**Task to carry out:** Set aside the pictures and output only the lines from the one containing "Rebuild this chart" up to and including the one containing "from matplotlib.ticker import MultipleLocator".

**Items:**
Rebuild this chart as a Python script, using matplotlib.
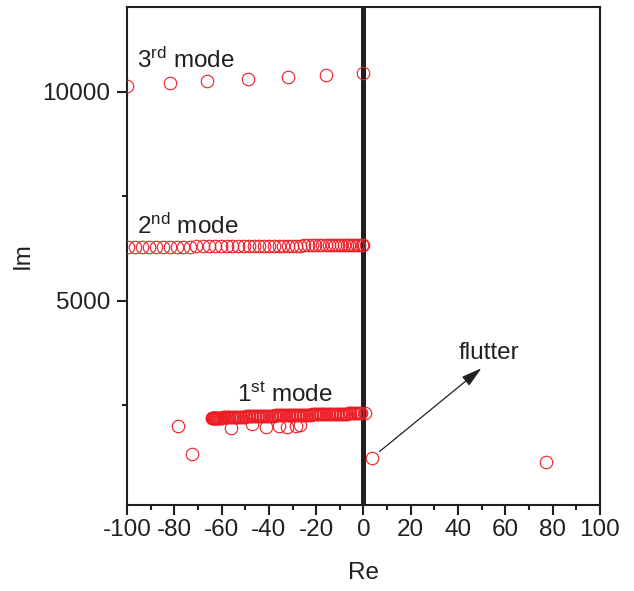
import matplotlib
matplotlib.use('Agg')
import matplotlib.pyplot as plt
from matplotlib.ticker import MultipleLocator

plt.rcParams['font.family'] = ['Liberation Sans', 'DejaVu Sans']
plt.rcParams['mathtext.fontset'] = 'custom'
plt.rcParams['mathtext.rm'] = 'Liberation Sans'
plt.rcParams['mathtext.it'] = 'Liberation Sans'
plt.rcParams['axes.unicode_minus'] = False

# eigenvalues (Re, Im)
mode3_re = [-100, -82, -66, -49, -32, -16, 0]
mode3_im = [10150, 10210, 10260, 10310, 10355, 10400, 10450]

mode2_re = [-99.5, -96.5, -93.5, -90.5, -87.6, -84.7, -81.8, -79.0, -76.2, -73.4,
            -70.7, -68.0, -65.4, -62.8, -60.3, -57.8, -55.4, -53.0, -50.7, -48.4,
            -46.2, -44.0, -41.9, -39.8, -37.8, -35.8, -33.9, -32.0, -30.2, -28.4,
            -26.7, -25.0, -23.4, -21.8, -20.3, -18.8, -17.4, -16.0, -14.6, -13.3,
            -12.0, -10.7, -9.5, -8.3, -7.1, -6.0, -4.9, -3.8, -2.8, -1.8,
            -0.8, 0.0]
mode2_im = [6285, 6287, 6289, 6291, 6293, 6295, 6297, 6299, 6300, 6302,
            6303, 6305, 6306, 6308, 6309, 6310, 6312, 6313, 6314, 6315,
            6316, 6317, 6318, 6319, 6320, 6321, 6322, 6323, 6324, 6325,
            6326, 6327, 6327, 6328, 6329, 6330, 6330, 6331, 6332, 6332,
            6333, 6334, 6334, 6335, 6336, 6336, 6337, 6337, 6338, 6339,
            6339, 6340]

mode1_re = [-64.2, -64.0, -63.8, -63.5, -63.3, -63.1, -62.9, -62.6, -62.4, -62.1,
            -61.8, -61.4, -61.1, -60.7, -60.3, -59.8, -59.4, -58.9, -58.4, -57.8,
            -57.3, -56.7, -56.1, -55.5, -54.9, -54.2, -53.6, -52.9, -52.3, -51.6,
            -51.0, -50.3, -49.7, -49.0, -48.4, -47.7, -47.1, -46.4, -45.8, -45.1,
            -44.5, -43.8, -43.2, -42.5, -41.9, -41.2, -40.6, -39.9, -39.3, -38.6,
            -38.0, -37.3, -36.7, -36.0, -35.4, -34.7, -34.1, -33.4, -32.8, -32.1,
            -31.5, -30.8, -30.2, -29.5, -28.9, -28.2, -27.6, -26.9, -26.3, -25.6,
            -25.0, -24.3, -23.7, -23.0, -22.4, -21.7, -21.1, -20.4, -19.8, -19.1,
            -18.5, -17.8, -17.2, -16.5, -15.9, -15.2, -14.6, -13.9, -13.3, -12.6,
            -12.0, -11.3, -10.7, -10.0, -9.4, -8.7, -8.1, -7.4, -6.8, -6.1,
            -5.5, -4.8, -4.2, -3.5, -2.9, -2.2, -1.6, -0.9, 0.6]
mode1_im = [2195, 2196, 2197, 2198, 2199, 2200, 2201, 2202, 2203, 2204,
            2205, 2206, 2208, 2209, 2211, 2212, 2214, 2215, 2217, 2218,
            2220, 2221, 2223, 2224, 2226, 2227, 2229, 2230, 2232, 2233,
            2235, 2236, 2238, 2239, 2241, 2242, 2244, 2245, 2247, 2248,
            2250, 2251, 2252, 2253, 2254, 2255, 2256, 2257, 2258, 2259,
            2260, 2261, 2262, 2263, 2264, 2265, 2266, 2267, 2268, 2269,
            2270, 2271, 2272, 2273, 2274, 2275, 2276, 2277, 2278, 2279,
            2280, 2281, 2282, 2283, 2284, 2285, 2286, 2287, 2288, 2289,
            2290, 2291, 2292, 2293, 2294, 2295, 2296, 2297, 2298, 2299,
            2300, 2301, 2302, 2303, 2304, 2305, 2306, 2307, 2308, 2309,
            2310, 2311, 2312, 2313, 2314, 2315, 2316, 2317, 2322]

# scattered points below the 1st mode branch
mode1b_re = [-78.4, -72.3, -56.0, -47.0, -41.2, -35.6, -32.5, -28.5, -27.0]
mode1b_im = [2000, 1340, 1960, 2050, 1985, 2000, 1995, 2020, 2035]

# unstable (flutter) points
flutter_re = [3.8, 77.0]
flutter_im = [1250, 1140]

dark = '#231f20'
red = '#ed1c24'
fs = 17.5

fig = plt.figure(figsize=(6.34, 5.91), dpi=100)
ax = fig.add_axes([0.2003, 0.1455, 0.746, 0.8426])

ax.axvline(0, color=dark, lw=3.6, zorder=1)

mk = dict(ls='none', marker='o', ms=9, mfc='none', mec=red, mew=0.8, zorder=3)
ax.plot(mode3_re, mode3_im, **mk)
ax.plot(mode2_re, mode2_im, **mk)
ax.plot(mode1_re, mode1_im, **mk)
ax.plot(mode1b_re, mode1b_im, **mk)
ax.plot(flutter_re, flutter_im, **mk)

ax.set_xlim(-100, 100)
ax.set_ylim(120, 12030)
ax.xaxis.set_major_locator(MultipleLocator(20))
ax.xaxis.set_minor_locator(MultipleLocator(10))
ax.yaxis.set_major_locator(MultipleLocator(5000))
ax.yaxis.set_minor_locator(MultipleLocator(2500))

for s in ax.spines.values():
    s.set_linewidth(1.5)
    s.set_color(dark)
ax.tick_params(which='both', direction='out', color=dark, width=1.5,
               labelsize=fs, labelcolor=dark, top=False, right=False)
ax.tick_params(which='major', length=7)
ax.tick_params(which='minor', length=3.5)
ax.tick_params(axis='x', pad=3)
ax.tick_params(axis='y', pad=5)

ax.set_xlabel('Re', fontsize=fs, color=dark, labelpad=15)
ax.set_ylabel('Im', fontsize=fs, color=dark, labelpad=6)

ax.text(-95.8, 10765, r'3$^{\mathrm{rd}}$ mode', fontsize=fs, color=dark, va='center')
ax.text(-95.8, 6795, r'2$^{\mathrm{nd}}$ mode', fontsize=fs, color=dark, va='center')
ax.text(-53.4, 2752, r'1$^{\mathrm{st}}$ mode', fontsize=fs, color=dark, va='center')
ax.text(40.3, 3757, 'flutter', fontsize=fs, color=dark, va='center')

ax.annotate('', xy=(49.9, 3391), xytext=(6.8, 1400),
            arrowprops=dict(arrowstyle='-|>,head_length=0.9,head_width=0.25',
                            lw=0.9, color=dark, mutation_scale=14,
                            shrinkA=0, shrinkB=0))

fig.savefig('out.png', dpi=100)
...
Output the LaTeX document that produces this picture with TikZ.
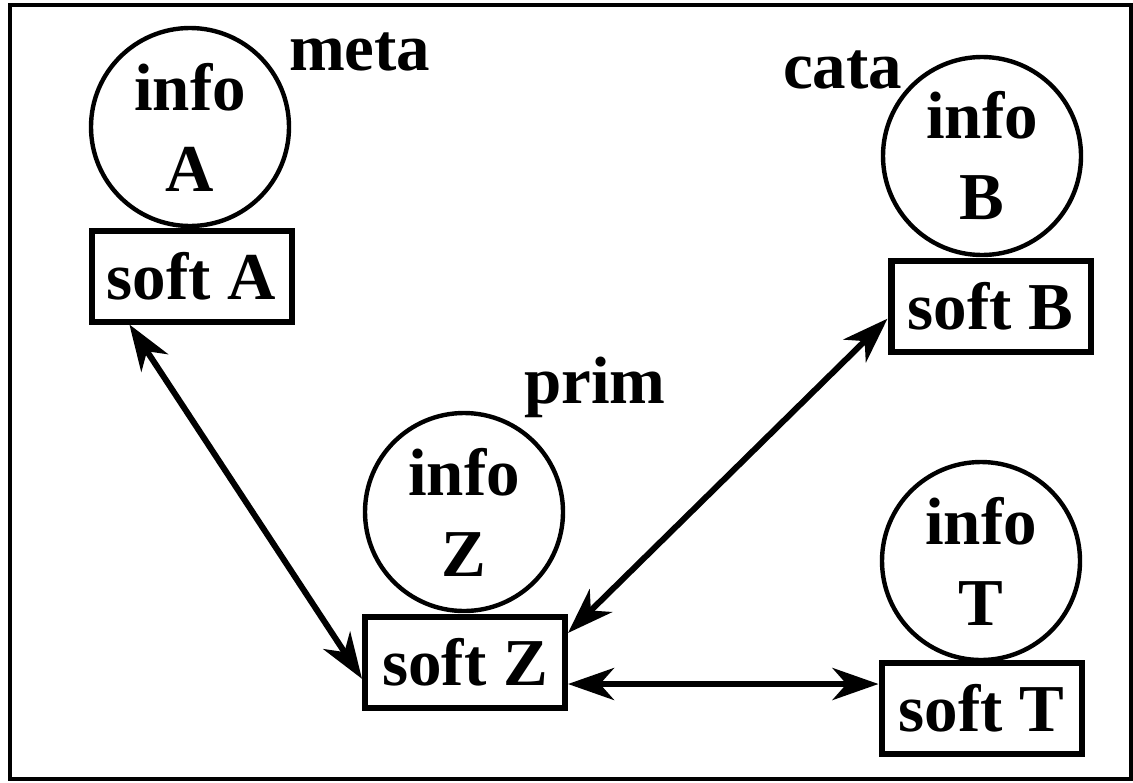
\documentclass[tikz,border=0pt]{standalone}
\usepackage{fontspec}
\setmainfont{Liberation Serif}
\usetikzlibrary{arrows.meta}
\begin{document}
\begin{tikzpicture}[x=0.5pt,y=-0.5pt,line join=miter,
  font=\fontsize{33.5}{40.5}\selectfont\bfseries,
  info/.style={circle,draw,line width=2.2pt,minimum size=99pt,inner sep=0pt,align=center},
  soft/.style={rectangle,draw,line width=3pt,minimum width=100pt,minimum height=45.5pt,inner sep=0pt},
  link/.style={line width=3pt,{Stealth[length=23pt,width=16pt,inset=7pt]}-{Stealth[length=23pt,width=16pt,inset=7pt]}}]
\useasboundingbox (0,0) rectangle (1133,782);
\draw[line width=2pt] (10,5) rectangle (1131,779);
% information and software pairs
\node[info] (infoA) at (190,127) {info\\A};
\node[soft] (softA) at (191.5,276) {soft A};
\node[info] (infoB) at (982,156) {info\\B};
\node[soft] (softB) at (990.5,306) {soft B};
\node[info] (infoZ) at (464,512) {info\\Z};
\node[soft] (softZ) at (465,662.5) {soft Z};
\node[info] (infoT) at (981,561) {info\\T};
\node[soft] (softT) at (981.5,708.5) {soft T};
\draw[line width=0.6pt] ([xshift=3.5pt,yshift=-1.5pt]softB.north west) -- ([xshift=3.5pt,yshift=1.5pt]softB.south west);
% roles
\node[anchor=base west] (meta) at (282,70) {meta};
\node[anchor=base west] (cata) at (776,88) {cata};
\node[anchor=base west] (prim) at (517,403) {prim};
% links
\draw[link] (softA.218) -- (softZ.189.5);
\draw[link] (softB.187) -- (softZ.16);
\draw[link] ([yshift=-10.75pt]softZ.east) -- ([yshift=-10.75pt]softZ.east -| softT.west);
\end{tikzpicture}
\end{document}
...
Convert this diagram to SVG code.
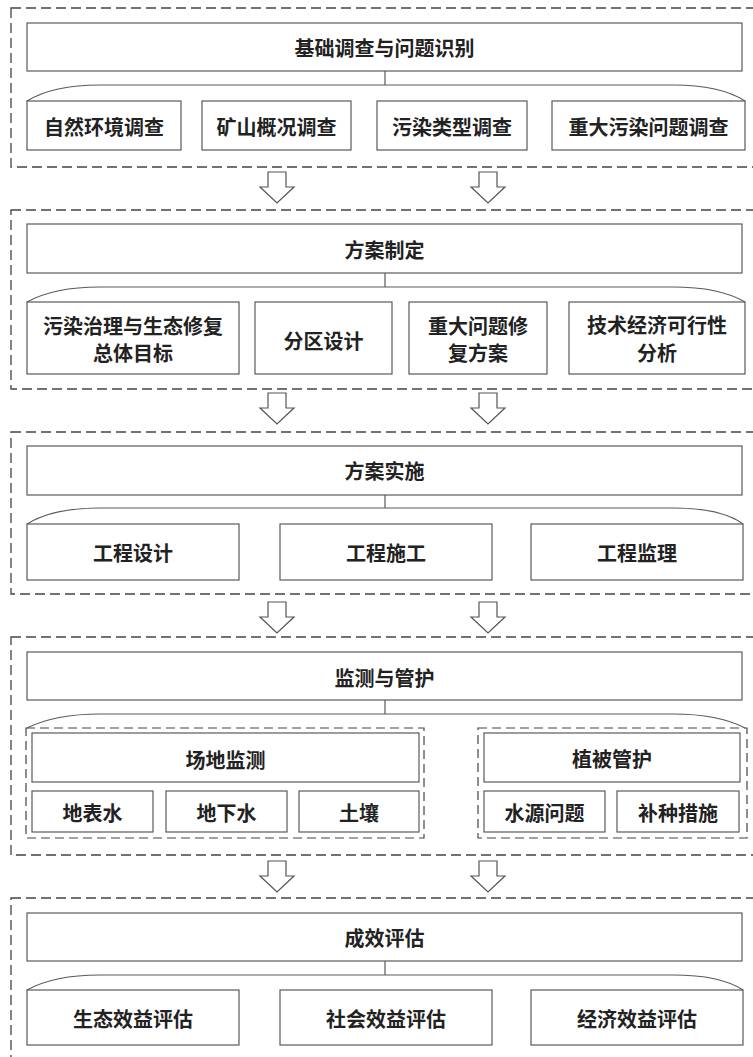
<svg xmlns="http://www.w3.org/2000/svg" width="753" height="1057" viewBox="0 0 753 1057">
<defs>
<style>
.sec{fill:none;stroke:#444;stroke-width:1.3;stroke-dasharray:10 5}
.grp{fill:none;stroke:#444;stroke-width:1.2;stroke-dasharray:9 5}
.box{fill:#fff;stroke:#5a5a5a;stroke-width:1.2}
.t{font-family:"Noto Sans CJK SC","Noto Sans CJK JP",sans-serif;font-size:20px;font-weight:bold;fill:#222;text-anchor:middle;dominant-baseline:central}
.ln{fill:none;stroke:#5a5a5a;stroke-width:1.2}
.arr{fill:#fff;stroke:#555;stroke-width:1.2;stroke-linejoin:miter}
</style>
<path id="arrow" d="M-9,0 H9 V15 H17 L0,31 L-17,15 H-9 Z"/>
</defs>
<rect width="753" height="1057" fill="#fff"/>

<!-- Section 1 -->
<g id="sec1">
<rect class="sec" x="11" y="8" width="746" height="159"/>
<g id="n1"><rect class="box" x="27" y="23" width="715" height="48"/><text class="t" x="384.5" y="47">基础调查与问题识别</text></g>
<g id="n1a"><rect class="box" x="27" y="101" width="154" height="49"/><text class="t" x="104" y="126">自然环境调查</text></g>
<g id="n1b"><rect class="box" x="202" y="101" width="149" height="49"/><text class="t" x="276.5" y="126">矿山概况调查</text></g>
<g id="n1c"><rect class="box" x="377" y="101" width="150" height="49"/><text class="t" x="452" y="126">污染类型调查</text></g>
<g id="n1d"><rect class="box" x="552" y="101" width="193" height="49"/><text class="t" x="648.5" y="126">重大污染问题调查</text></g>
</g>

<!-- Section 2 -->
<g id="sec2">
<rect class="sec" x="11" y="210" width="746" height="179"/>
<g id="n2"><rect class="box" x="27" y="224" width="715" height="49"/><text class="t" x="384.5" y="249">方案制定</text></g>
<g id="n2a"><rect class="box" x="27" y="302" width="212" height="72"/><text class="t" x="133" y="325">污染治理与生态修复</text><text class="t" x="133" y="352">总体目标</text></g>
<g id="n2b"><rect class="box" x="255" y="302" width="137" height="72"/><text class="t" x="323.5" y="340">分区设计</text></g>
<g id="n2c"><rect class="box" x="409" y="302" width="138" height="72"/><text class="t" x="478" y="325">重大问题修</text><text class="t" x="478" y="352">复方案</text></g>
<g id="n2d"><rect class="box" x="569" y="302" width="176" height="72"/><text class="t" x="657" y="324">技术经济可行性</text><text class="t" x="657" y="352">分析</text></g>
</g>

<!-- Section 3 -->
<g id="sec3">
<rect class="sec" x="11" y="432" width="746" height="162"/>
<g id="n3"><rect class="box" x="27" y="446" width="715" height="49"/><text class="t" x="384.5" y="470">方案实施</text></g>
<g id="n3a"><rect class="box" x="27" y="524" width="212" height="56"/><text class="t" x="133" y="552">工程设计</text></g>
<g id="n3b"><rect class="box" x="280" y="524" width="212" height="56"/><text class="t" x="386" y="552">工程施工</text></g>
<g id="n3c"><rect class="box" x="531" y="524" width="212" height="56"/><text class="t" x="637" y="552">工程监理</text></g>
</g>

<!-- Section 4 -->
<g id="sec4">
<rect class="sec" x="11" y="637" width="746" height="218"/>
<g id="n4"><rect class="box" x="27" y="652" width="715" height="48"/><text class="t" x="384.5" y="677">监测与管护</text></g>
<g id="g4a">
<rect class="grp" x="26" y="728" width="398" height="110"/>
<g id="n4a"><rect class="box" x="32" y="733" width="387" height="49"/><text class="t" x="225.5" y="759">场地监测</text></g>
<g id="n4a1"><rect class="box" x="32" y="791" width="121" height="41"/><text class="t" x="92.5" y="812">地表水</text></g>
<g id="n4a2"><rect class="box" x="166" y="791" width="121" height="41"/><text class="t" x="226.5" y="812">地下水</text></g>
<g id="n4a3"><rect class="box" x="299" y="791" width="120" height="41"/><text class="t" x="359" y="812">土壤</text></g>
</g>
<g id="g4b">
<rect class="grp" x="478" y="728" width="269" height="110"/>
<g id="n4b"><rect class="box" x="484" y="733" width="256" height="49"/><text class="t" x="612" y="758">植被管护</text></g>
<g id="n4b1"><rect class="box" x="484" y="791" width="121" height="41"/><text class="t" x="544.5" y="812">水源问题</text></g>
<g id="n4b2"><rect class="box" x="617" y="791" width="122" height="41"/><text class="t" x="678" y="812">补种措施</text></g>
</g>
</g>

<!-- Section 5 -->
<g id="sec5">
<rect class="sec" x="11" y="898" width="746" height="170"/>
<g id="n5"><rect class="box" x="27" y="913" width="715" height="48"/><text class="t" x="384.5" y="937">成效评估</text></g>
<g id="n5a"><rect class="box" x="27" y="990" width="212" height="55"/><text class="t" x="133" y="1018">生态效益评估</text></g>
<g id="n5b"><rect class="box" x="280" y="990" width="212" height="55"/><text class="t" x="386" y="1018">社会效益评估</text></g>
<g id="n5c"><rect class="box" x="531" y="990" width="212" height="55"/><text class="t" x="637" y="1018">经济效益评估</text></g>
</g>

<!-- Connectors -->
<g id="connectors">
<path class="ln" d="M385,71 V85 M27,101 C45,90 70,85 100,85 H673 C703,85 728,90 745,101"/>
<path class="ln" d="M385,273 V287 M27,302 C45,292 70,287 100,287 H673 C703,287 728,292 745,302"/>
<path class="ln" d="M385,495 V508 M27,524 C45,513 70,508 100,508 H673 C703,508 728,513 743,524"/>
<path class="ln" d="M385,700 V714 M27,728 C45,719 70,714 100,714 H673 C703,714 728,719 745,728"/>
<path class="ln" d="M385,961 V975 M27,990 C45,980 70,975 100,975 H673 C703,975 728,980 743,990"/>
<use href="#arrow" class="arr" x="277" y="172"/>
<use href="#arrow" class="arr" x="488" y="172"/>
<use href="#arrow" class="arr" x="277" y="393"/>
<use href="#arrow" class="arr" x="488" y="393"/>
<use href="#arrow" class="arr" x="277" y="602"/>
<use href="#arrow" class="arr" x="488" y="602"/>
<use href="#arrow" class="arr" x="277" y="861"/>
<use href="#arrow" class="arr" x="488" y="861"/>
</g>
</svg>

**Complete response:**
Rebuild this chart as a Python script, using matplotlib.
import matplotlib
matplotlib.use('Agg')
import matplotlib.pyplot as plt
from matplotlib.ticker import MultipleLocator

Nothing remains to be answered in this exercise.